The first children's book ever to be a main selection of the Book-of-the-Month Club"" (for November)--but otherwise negligible, or worse. In two boxed volumes (total weight, over 5 lbs.) is a jumble of mostly-standard selections--nursery rhymes, fables, folk and fairy tales, excerpts from juvenile classics--supposedly for youngsters from four-to-eight. (A second set, scheduled for Fall '85 publication, will be for nine-to-twelves.) The largest single category, however, consists of picture-book abridgements--complete texts, ""selected"" illustrations.
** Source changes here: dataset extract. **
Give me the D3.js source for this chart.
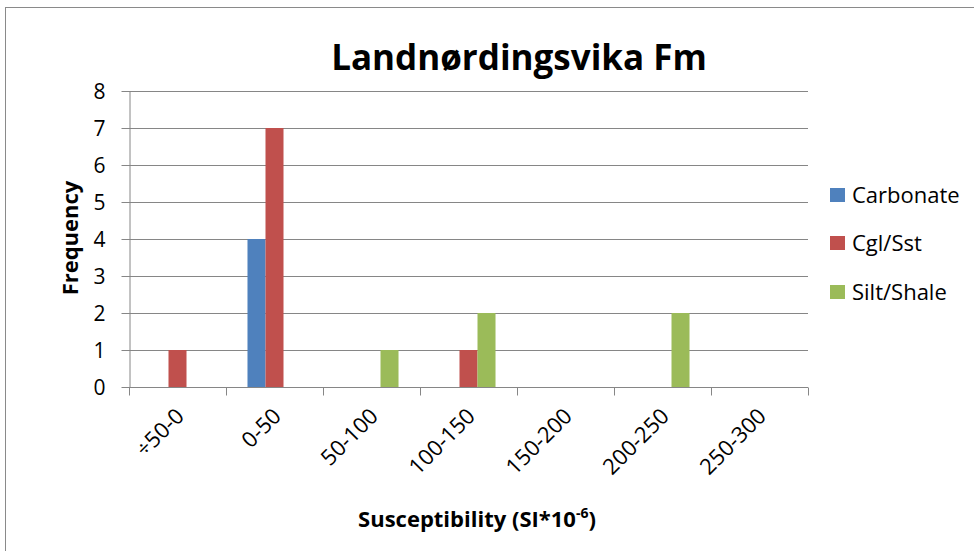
<!DOCTYPE html>
<html lang="en">
<head>
    <meta charset="UTF-8">
    <title>Landnørdingsvika Fm</title>
    <style>
        body { margin: 0; background: #fff; }
        svg { display: block; font-family: "Open Sans", "Noto Sans", sans-serif; }
        .grid line { stroke: #868686; stroke-width: 1px; }
        .axis path, .axis line { stroke: #868686; stroke-width: 1px; }
        .axis text { fill: #000; font-size: 21px; font-family: "Open Sans", "Noto Sans", sans-serif; }
        .axis text.xlbl { font-size: 22px; }
        .legend text { font-size: 22px; fill: #000; }
    </style>
</head>
<body>
    <svg id="chart" width="974" height="551"></svg>

    <script src="https://d3js.org/d3.v7.min.js"></script>
    <script>
        // --- Data ---
        const categories = ["÷50-0", "0-50", "50-100", "100-150", "150-200", "200-250", "250-300"];
        const seriesNames = ["Carbonate", "Cgl/Sst", "Silt/Shale"];
        const carbonate = [0, 4, 0, 0, 0, 0, 0];
        const cglSst = [1, 7, 0, 1, 0, 0, 0];
        const siltShale = [0, 0, 1, 2, 0, 2, 0];
        const yTicks = [0, 1, 2, 3, 4, 5, 6, 7, 8];

        const seriesValues = [carbonate, cglSst, siltShale];
        const colors = ["#4F81BD", "#C0504D", "#9BBB59"];

        const svg = d3.select("#chart");
        const plot = { left: 129, right: 808, top: 91, bottom: 387 };

        // outer chart border
        svg.append("rect")
            .attr("x", 5.5).attr("y", 7.5)
            .attr("width", 1000).attr("height", 600)
            .attr("fill", "none")
            .attr("stroke", "#8a8a8a");

        // title
        svg.append("text")
            .attr("x", 519).attr("y", 70)
            .attr("text-anchor", "middle")
            .style("font-size", "35px")
            .style("font-weight", "bold")
            .text("Landnørdingsvika Fm");

        const x0 = d3.scaleBand()
            .domain(categories)
            .range([plot.left, plot.right])
            .paddingInner(0.443)
            .paddingOuter(0.2215);

        const x1 = d3.scaleBand()
            .domain(seriesNames)
            .range([0, x0.bandwidth()]);

        const y = d3.scaleLinear()
            .domain([0, 8])
            .range([plot.bottom, plot.top]);

        // gridlines
        svg.append("g")
            .attr("class", "grid")
            .selectAll("line")
            .data(yTicks.filter(d => d > 0))
            .enter().append("line")
            .attr("x1", plot.left).attr("x2", plot.right)
            .attr("y1", d => Math.round(y(d)) + 0.5)
            .attr("y2", d => Math.round(y(d)) + 0.5);

        // bars
        const groups = svg.append("g")
            .selectAll("g")
            .data(categories)
            .enter().append("g")
            .attr("transform", d => `translate(${x0(d)},0)`);

        groups.selectAll("rect")
            .data((c, ci) => seriesValues.map((vals, si) => ({ s: seriesNames[si], v: vals[ci], color: colors[si] })))
            .enter().append("rect")
            .attr("x", d => x1(d.s))
            .attr("width", x1.bandwidth())
            .attr("y", d => y(d.v))
            .attr("height", d => y(0) - y(d.v))
            .attr("fill", d => d.color);

        // y axis
        const yAxis = svg.append("g")
            .attr("class", "axis")
            .attr("transform", `translate(${plot.left + 0.5},0)`)
            .call(d3.axisLeft(y).tickValues(yTicks).tickSize(8).tickPadding(16).tickSizeOuter(0));
        yAxis.selectAll("text").attr("dy", "0.35em");

        // x axis with ticks at band boundaries
        const xAxis = svg.append("g")
            .attr("class", "axis")
            .attr("transform", `translate(0,${plot.bottom + 0.5})`);
        xAxis.append("line")
            .attr("x1", plot.left).attr("x2", plot.right)
            .attr("y1", 0).attr("y2", 0);
        const step = x0.step();
        xAxis.selectAll(".tick")
            .data(d3.range(categories.length + 1))
            .enter().append("line")
            .attr("x1", i => Math.round(plot.left + i * step) + 0.5)
            .attr("x2", i => Math.round(plot.left + i * step) + 0.5)
            .attr("y1", 0).attr("y2", 8);
        xAxis.selectAll(".xlbl")
            .data(categories)
            .enter().append("text")
            .attr("class", "xlbl")
            .attr("text-anchor", "end")
            .attr("transform", d => `translate(${x0(d) + x0.bandwidth() / 2 + 8},${30}) rotate(-45)`)
            .text(d => d);

        // axis titles
        svg.append("text")
            .attr("transform", "translate(78,238) rotate(-90)")
            .attr("text-anchor", "middle")
            .style("font-size", "22px")
            .style("font-weight", "bold")
            .text("Frequency");

        const xt = svg.append("text")
            .attr("x", 477).attr("y", 527)
            .attr("text-anchor", "middle")
            .style("font-size", "22px")
            .style("font-weight", "bold");
        xt.append("tspan").text("Susceptibility (SI*10");
        xt.append("tspan").attr("dy", -9).style("font-size", "14px").text("-6");
        xt.append("tspan").attr("dy", 9).text(")");

        // legend
        const legend = svg.append("g").attr("class", "legend");
        const legendY = [195, 243, 292];
        seriesNames.forEach((name, i) => {
            legend.append("rect")
                .attr("x", 830).attr("y", legendY[i] - 7)
                .attr("width", 15).attr("height", 14)
                .attr("fill", colors[i]);
            legend.append("text")
                .attr("x", 852).attr("y", legendY[i])
                .attr("dy", "0.35em")
                .text(name);
        });
    </script>
</body>
</html>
The audience for much of this material (Goodnight Moon, The Story of Ping, Curious George, Where the Wild Things Are, etc., etc.), and also for much of the balance, is one-to-fives. The picture books, reduced to a kind of picture-story, lose immeasurably and altogether unnecessarily: they're the most popular, most widely available we have. For the rest, the book is illustrated with black-and-white drawings by Leslie Morrill that veer between comic-book muscles-and-smirks and cartoon burlesque. There is one clinker: Lucille Clifton's poem, ""Sunday Morning Lonely"" (from Some Days and Ways of Everett Anderson), which begins ""Daddy's back/ is broad and black/ and Everett Anderson loves to ride it,"" is illustrated with two drawings of a dog. (That's one of two selections that have anything to do with a racial or cultural minority, the other being Ezra Jack Keats' Hi, Cat! One of the three non-European selections, Alice Ritchie's ""Two of Everything,"" from The Treasure of Li-Po, isn't illustrated as Chinese.) There are a very few less familiar European selections that some children might like and not find elsewhere. But the set as a whole is a misconceived enterprise, poorly accomplished at that.